Mais alors, on fait quoi avec le stade Uniprix de quêteux? Financé aux deux tiers par le fédéral et le provincial. Et la participation du privé venait de Du Maurier, un fabricant de cigarettes, industrie sale s'il en est une pour les prêcheurs du privé noble.
Et puisqu'on continue, est-ce que le centre Georges-Vézina, payé et rénové par les fonds publics, est un centre de quêteux? Et le nouvel amphithéâtre de Shawinigan? Un aréna de quêteux? Et les salles de spectacle en projet partout au Québec? Tous des édifices de quêteux?
À part le Centre Bell, on voudrait que le nouveau Colisée de Québec soit le seul édifice de sport privé au Québec? Par ailleurs, Georges Gillett était propriétaire du Centre Bell. Il a fait un profit de 300 millions en le revendant. C'est la récompense du privé. C'est parfait, oncle George a été astucieux, il a gardé le cash.
Par ailleurs, le nouveau propriétaire d'une équipe à Québec va être un entrepreneur privé. Il va payer l'équipe, il va louer le Colisée, il va payer un juste prix et il va prendre le risque d'un déficit. C'est de la business. Mais Stephen Harper a tort et raison quand il dit que le gouvernement canadien n'a pas à investir dans le sport professionnel. Il a raison dans sa phrase mais il a tort en liant le nouveau Colisée aux Nordiques. La construction d'un amphithéâtre capable de servir les besoins des citoyens de Québec et de l'est du Québec est une chose et une équipe professionnelle en est une autre. Je ne demande pas à MM. Harper et Charest de payer pour une équipe de hockey. Je demande qu'on aide Québec comme on aide la F1, le stade Uniprix, le stade Saputo, le NASCAR, Tout sur moi, tous les films d'auteur plates à mourir mais qui sont essentiels, semble-t-il, pour la culture, le Quartier des spectacles, l'industrie du bois, de l'aluminium, tout, tout, tout.
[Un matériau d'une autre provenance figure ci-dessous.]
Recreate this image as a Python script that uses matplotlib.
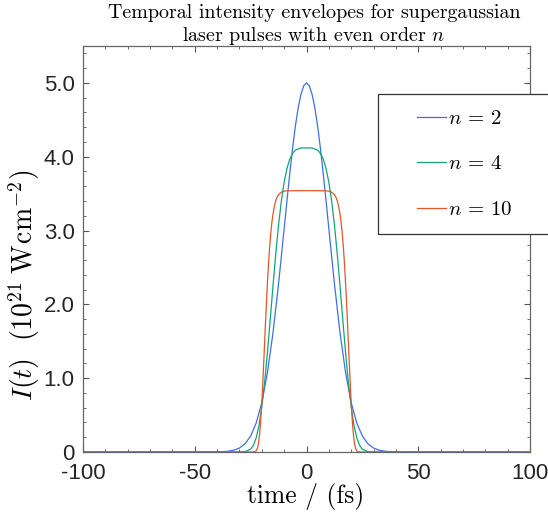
import matplotlib
matplotlib.use('Agg')
import matplotlib.pyplot as plt
from matplotlib.patches import Rectangle
from matplotlib.ticker import MultipleLocator

# values (time in fs, intensity in 1e21 W/cm^2)
t_n2 = [-100, -45, -40, -37.5, -35, -32.5, -30, -27.5, -25, -22.5, -20, -17.5, -15, -12.5, -10, -8.75, -7.5, -6.25,
        -5, -3.75, -2.5, -1.25, 0, 1.25, 2.5, 3.75, 5, 6.25, 7.5, 8.75, 10, 12.5, 15, 17.5, 20, 22.5, 25, 27.5,
        30, 32.5, 35, 37.5, 40, 45, 100]
i_n2 = [0, 0, 0.002, 0.004, 0.011, 0.025, 0.054, 0.111, 0.216, 0.392, 0.668, 1.072, 1.612, 2.279, 3.024, 3.402, 3.768, 4.108,
        4.409, 4.659, 4.845, 4.961, 5.0, 4.961, 4.845, 4.659, 4.409, 4.108, 3.768, 3.402, 3.024, 2.279, 1.612, 1.072, 0.668, 0.392, 0.216, 0.111,
        0.054, 0.025, 0.011, 0.004, 0.002, 0, 0]

t_n4 = [-100, -30, -27.5, -25, -23.75, -22.5, -21.25, -20, -18.75, -17.5, -16.25, -15, -13.75, -12.5, -11.25, -10, -8.75,
        -7.5, -6.25, -5, -2.5, 0, 2.5, 5, 6.25, 7.5, 8.75, 10, 11.25, 12.5, 13.75, 15, 16.25, 17.5, 18.75, 20,
        21.25, 22.5, 23.75, 25, 27.5, 30, 100]
i_n4 = [0, 0, 0.004, 0.038, 0.091, 0.192, 0.359, 0.607, 0.938, 1.340, 1.788, 2.247, 2.685, 3.076, 3.401, 3.655, 3.841,
        3.967, 4.045, 4.089, 4.118, 4.12, 4.118, 4.089, 4.045, 3.967, 3.841, 3.655, 3.401, 3.076, 2.685, 2.247, 1.788, 1.340, 0.938, 0.607,
        0.359, 0.192, 0.091, 0.038, 0.004, 0, 0]

t_n10 = [-100, -24, -23, -22.5, -22, -21.5, -21, -20.5, -20, -19.5, -19, -18.5, -18, -17.5, -17, -16.5, -16, -15.5,
         -15, -14.5, -14, -13.5, -13, -12.5, -11, -10, -9, -5, 0, 5, 9, 10, 11, 12.5, 13, 13.5, 14, 14.5, 15,
         15.5, 16, 16.5, 17, 17.5, 18, 18.5, 19, 19.5, 20, 20.5, 21, 21.5, 22, 22.5, 23, 24, 100]
i_n10 = [0, 0, 0.004, 0.016, 0.047, 0.113, 0.233, 0.417, 0.666, 0.968, 1.302, 1.646, 1.978, 2.281, 2.548, 2.774, 2.959, 3.107,
         3.222, 3.311, 3.377, 3.426, 3.461, 3.487, 3.525, 3.534, 3.538, 3.54, 3.54, 3.54, 3.538, 3.534, 3.525, 3.487, 3.461, 3.426, 3.377, 3.311, 3.222,
         3.107, 2.959, 2.774, 2.548, 2.281, 1.978, 1.646, 1.302, 0.968, 0.666, 0.417, 0.233, 0.113, 0.047, 0.016, 0.004, 0, 0]

labels = [r'$n\,=\,2$', r'$n\,=\,4$', r'$n\,=\,10$']
colors = ['#3f6fe6', '#12a37e', '#e0572b']

xticks = [-100, -50, 0, 50, 100]
yticks = [0, 1, 2, 3, 4, 5]
yticklabels = ['0', '1.0', '2.0', '3.0', '4.0', '5.0']

plt.rcParams['mathtext.fontset'] = 'cm'
plt.rcParams['axes.unicode_minus'] = False
plt.rcParams['font.family'] = 'Liberation Sans'

W, H = 548, 512
fig = plt.figure(figsize=(W / 100, H / 100), dpi=100)
ax = fig.add_axes([83 / W, 1 - 452 / H, (530 - 83) / W, (452 - 46) / H])

for t, i, c, lab in zip([t_n2, t_n4, t_n10], [i_n2, i_n4, i_n10], colors, labels):
    ax.plot(t, i, color=c, lw=0.9, label=lab)

ax.set_xlim(-100, 100)
ax.set_ylim(0, 5.5)
ax.set_xticks(xticks)
ax.set_yticks(yticks)
ax.set_yticklabels(yticklabels)
ax.xaxis.set_minor_locator(MultipleLocator(10))
ax.yaxis.set_minor_locator(MultipleLocator(0.2))
ax.tick_params(which='both', direction='in', top=True, right=True, color='#555555', labelsize=16, labelcolor='#262626')
ax.tick_params(which='major', length=4, width=0.8)
ax.tick_params(which='minor', length=2, width=0.6)
ax.tick_params(axis='x', pad=8)
ax.tick_params(axis='y', pad=6)
for s in ax.spines.values():
    s.set_color('#666666')
    s.set_linewidth(0.9)

# titles and labels in Computer Modern
fig.text(314 / W, 1 - 13 / H, 'Temporal intensity envelopes for supergaussian',
         family='cmr10', fontsize=14.4, ha='center', va='center')
fig.text(314 / W, 1 - 36 / H, 'laser pulses with even order $n$',
         family='cmr10', fontsize=14.4, ha='center', va='center')
fig.text(306 / W, 1 - 497 / H, 'time / (fs)', family='cmr10', fontsize=18.4, ha='center', va='center')
fig.text(24 / W, 1 - 285 / H, r'$I(t)\ \ (10^{21}\;\mathrm{W\!\:cm}^{-2})$', fontsize=20,
         rotation=90, ha='center', va='center')

# legend box sticking out past the right edge
fig.patches.append(Rectangle((378 / W, 1 - 234 / H), (560 - 378) / W, (234 - 94) / H,
                             transform=fig.transFigure, facecolor='white', edgecolor='#333333',
                             lw=0.9, zorder=5))
leg = ax.legend(loc='center left', bbox_to_anchor=(417 / W, 1 - 164 / H), bbox_transform=fig.transFigure,
                frameon=False, fontsize=15, handlelength=1.4, handletextpad=0.1, labelspacing=1.27,
                borderpad=0, borderaxespad=0)
leg.remove()
fig.add_artist(leg)
leg.set_zorder(6)

fig.savefig('out.png', dpi=100)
Et cette aide n'est pas fondée sur la charité. Elle est fondée sur ce qu'est le Québec depuis la Révolution tranquille. C'est une société mixte, une social-démocratie. Le Québec moderne a été bâti grâce à une intervention énergique du public dans son économie. Ça remonte à Jean Lesage, ça passe par René Lévesque et Jacques Parizeau et ça se poursuit avec Jean Charest et Raymond Bachand.
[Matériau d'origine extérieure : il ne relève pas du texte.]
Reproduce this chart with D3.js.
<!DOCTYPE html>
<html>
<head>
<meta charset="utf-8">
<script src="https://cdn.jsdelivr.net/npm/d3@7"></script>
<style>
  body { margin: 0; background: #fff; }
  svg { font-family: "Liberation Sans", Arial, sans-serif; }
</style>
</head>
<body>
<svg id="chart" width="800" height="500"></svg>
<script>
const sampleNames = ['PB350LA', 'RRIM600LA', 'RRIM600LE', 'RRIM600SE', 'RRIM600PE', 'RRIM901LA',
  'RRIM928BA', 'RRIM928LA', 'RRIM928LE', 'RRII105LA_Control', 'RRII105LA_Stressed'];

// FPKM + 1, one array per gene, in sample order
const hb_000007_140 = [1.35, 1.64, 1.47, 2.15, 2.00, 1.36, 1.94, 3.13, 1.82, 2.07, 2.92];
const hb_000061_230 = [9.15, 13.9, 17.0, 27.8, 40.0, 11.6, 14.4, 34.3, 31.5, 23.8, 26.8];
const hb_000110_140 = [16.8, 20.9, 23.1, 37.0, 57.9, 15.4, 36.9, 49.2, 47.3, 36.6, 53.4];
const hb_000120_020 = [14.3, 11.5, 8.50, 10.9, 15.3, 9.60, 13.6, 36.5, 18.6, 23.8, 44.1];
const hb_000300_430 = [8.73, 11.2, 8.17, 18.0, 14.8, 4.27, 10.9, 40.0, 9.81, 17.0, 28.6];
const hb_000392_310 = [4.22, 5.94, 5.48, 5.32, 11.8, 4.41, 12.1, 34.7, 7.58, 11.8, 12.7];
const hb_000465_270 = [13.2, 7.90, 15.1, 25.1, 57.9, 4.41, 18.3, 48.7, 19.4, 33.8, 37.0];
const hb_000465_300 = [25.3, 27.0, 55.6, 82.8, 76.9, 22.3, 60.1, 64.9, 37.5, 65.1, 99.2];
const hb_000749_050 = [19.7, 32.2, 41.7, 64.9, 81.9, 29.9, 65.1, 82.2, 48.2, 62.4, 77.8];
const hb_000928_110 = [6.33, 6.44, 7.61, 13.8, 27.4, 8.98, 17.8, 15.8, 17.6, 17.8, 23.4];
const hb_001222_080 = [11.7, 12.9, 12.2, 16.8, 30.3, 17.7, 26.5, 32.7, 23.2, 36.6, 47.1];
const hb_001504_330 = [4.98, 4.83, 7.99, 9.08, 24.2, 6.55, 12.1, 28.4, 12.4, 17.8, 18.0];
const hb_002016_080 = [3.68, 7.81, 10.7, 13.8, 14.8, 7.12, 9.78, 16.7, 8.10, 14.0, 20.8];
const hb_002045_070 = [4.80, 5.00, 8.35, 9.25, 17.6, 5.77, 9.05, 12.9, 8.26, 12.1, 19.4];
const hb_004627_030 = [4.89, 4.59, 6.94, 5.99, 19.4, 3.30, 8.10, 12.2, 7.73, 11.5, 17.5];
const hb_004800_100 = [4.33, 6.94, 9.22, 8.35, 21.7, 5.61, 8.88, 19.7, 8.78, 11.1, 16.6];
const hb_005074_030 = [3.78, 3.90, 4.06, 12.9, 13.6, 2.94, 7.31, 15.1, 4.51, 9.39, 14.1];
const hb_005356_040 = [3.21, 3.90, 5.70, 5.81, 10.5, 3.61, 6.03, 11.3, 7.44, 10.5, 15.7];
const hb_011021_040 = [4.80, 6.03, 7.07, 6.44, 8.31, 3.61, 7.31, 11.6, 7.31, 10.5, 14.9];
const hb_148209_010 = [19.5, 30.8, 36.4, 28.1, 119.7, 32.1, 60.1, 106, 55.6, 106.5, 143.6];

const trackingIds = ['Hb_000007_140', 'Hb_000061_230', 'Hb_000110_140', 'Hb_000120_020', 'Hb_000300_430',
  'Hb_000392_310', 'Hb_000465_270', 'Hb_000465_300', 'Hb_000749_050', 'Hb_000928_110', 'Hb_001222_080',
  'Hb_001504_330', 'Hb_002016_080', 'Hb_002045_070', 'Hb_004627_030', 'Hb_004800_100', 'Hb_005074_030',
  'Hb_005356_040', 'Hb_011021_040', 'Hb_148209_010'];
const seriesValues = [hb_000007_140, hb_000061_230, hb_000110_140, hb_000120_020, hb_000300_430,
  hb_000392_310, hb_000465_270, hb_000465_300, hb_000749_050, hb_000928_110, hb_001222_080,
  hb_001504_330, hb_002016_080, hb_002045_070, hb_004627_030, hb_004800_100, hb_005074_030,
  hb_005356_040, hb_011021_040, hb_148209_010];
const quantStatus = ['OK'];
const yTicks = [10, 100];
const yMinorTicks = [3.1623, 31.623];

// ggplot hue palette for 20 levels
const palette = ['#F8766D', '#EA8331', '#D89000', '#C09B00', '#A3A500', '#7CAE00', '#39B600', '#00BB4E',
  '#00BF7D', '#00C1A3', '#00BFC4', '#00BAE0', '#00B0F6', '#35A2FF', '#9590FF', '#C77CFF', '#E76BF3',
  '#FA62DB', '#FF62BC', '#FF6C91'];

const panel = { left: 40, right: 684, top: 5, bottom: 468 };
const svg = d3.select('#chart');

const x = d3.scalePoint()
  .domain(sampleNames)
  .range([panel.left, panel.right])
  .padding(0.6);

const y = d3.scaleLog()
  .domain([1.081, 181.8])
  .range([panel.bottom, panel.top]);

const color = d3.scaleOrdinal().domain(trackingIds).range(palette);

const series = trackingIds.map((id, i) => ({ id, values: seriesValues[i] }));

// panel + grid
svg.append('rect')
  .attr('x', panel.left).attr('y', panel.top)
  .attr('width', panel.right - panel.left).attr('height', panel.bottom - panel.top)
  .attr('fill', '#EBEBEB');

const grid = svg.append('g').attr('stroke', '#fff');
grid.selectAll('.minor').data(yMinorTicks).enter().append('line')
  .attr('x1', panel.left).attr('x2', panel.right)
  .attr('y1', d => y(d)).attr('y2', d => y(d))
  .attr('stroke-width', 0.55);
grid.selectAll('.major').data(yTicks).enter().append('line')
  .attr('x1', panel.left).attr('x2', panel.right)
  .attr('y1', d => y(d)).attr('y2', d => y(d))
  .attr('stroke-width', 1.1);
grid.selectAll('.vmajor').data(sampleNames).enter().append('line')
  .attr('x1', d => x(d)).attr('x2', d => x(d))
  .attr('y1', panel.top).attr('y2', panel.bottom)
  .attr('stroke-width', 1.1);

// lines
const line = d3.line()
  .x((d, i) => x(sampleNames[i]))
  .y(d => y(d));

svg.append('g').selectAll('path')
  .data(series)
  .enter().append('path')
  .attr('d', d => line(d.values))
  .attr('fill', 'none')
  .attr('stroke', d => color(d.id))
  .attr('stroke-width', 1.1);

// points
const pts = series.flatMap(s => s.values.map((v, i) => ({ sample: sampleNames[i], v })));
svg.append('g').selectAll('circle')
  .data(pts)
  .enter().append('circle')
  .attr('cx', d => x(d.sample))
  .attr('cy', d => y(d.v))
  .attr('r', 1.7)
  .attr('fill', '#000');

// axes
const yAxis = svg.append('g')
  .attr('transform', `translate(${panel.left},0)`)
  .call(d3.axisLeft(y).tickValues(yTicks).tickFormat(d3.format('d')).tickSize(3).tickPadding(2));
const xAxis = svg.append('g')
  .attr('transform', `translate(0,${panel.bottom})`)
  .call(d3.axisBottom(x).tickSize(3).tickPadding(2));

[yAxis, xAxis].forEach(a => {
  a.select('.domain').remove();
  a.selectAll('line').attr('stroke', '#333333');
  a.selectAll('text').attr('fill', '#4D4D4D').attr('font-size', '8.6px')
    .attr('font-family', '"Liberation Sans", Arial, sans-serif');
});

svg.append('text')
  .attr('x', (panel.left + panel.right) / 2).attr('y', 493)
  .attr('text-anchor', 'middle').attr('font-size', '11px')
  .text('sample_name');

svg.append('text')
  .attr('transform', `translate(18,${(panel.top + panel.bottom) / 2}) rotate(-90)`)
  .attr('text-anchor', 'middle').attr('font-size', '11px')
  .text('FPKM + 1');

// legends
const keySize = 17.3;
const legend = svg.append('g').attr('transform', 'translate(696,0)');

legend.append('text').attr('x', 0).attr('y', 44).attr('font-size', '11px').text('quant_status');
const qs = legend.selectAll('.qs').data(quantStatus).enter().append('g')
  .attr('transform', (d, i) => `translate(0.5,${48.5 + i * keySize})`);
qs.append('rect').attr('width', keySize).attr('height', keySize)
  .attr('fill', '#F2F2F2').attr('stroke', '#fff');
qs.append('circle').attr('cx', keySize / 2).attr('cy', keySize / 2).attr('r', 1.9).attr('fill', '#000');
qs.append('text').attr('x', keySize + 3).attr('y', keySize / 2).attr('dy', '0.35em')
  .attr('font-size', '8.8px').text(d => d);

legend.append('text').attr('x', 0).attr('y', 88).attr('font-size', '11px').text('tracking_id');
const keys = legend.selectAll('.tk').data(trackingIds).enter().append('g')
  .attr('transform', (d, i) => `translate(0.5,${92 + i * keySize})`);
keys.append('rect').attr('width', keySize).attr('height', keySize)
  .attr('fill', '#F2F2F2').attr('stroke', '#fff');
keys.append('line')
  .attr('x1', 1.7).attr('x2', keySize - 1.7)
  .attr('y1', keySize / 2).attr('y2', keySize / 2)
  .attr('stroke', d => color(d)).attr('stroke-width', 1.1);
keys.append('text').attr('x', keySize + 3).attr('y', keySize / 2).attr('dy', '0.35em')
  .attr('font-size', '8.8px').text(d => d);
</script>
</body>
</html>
Je ne dis pas que c'est le modèle parfait. Mais c'est le modèle qui sert encore. Les études montrent que les ordres de gouvernement pourraient retrouver leurs billes en investissant dans un édifice moderne à Québec. Ce qui est vrai pour le public n'est pas vrai pour le privé. Puisque le privé ne touche pas les centaines de millions en impôts et en taxes générés par l'utilisation de l'édifice pendant ses années de vie.
Alors, si on veut faire le procès d'un Colisée de quêteux, qu'on fasse le procès de toute une société de quêteux. Si c'est ce que la population veut, au moins ça sera clair.
Mais avant de tout saccager, vaudrait mieux jeter un coup d'oeil du côté des États-Unis. Près de 40 millions d'Américains ne mangent plus à leur faim. Des millions d'entre eux ont perdu leur maison. Et le filet social a de très larges mailles dans cette société confiée à l'entreprise privée.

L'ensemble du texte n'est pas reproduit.